I 5S SONO DI FATTO obbligati a schierarsi senza distinguo sulla linea dura del Carroccio. Qualcuno, come il presidente della Camera Roberto Fico, preferirebbe probabilmente una linea meno drastica. Non a caso le sue parole sono state le sole prudenti. A tutti sarebbe andata benissimo la sostituzione di Savona con Giorgetti. Ma ormai tirarsi indietro non è possibile, e neppure fare la figura di chi, alla prova dei fatti, accetta imposizioni e vincoli dettati da Berlino e Bruxelles. Tanto più che all’interno del Movimento i duri sono su una linea identica a quella della Lega. Di Battista, ieri, è stato tassativo quanto e più di Salvini: «Porre veti sul ministro dell’Economia è assolutamente inaccettabile. Il ministro più importante del governo deve essere rappresentante della maggioranza politica. Mattarella ha accettato senza batter ciglio Alfano agli Esteri ma si oppone a un uomo di grande valore come Savona». Salvini incassa anche la solidarietà di Giorgia Meloni dall’esterno della maggioranza: «Su Savona siamo con la Lega. No alle ingerenze del Colle» e quelle di Steve Bannon, mentre le opposizioni di sinistra, con la sola eccezione di Stefano Fassina, fanno quadrato intorno al Colle.

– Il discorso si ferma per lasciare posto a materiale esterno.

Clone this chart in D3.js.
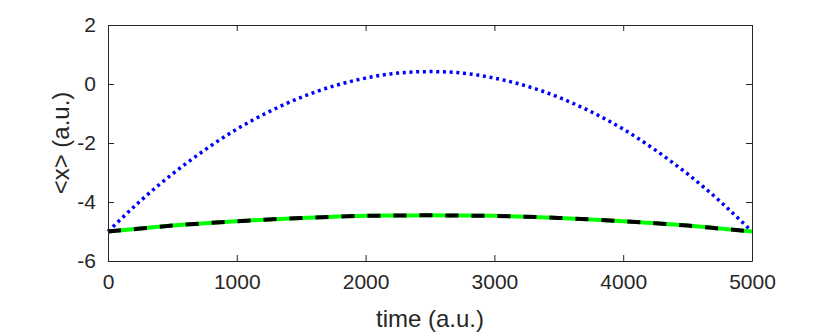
<!DOCTYPE html>
<html>
<head>
<meta charset="utf-8">
<script src="https://cdn.jsdelivr.net/npm/d3@7"></script>
<style>
  body { margin: 0; background: #fff; }
  svg { display: block; font-family: "Liberation Sans", Arial, sans-serif; }
</style>
</head>
<body>
<script>
// time samples (a.u.)
const times = [0, 250, 500, 750, 1000, 1250, 1500, 1750, 2000, 2250, 2500,
  2750, 3000, 3250, 3500, 3750, 4000, 4250, 4500, 4750, 5000];
// blue dotted curve
const blueVals = [-5, -3.97, -3.05, -2.24, -1.53, -0.94, -0.45, -0.07, 0.20, 0.37, 0.42,
  0.37, 0.20, -0.07, -0.45, -0.94, -1.53, -2.24, -3.05, -3.97, -5];
// green solid / black dashed curve
const greenVals = [-5, -4.90, -4.80, -4.72, -4.65, -4.59, -4.54, -4.50, -4.47, -4.46, -4.45,
  -4.46, -4.47, -4.50, -4.54, -4.59, -4.65, -4.72, -4.80, -4.90, -5];
const xTicks = [0, 1000, 2000, 3000, 4000, 5000];
const yTicks = [-6, -4, -2, 0, 2];

const width = 830, height = 333;
const margin = { left: 108, right: 78, top: 25, bottom: 72 };

const svg = d3.select("body").append("svg")
  .attr("width", width)
  .attr("height", height);

const x = d3.scaleLinear().domain([0, 5000]).range([margin.left, width - margin.right]);
const y = d3.scaleLinear().domain([-6, 2]).range([height - margin.bottom, margin.top]);

const axisColor = "#262626";

// curves
const line = d3.line()
  .x((d, i) => x(times[i]))
  .y(d => y(d))
  .curve(d3.curveNatural);

svg.append("path")
  .attr("d", line(blueVals))
  .attr("fill", "none")
  .attr("stroke", "#0000ff")
  .attr("stroke-width", 3.5)
  .attr("stroke-dasharray", "3,3.7");

svg.append("path")
  .attr("d", line(greenVals))
  .attr("fill", "none")
  .attr("stroke", "#00ff00")
  .attr("stroke-width", 4);

svg.append("path")
  .attr("d", line(greenVals))
  .attr("fill", "none")
  .attr("stroke", "#000")
  .attr("stroke-width", 4)
  .attr("stroke-dasharray", "13,13");

// axes (ticks inward, box on all sides)
const tickLen = 6;
const fmt = d3.format("d");
const gBottom = svg.append("g")
  .attr("transform", `translate(0,${y(-6)})`)
  .call(d3.axisBottom(x).tickValues(xTicks).tickFormat(fmt).tickSizeInner(-tickLen).tickSizeOuter(0).tickPadding(13));
const gTop = svg.append("g")
  .attr("transform", `translate(0,${y(2)})`)
  .call(d3.axisTop(x).tickValues(xTicks).tickSizeInner(-tickLen).tickSizeOuter(0).tickFormat(""));
const gLeft = svg.append("g")
  .attr("transform", `translate(${x(0)},0)`)
  .call(d3.axisLeft(y).tickValues(yTicks).tickSizeInner(-tickLen).tickSizeOuter(0).tickPadding(12));
const gRight = svg.append("g")
  .attr("transform", `translate(${x(5000)},0)`)
  .call(d3.axisRight(y).tickValues(yTicks).tickSizeInner(-tickLen).tickSizeOuter(0).tickFormat(""));

[gBottom, gTop, gLeft, gRight].forEach(g => {
  g.selectAll("path, line").attr("stroke", axisColor).attr("stroke-width", 1);
  g.selectAll("text")
    .attr("fill", axisColor)
    .style("font-size", "21px")
    .style("font-family", "'Liberation Sans', Arial, sans-serif");
});
gLeft.selectAll("text").text(d => d < 0 ? "-" + Math.abs(d) : d);

// axis labels
svg.append("text")
  .attr("x", (x(0) + x(5000)) / 2)
  .attr("y", 327)
  .attr("text-anchor", "middle")
  .attr("fill", axisColor)
  .style("font-size", "24px")
  .text("time (a.u.)");

svg.append("text")
  .attr("transform", `translate(69,${(y(-6) + y(2)) / 2}) rotate(-90)`)
  .attr("text-anchor", "middle")
  .attr("fill", axisColor)
  .style("font-size", "24px")
  .text("<x> (a.u.)");
</script>
</body>
</html>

IL RUOLO PIÙ delicato spetterà al «presidente per caso» Giuseppe Conte, legittimato ieri, dopo gli attacchi del New York Times, da una telefonata del presidente francese Macron.

L’incaricato cercherà di convincere Mattarella ad accettare Savona, facendosi personalmente garante della fedeltà del governo all’euro. Se non ci riuscirà, però, sarà lui a dover scegliere.

Se si assumerà la responsabilità, come si augura il Colle, di sostituire il nome di Savona con quello di Giorgetti sfidando la Lega a negare la fiducia, trarrà il Colle fuori da una situazione di estremo imbarazzo. La “colpa” dell’aver reso inevitabili nuove elezioni sarà infatti del Carroccio.

MA SE INVECE Conte terrà fede all’accordo con i partiti di maggioranza e rimetterà il mandato spiegando il fallimento con il veto del Quirinale su Savona, saranno Lega e M5S ad aprire il fuoco ad alzo zero chiedendo al capo dello Stato di motivare ufficialmente il suo veto. Uno scenario da guerra istituzionale totale.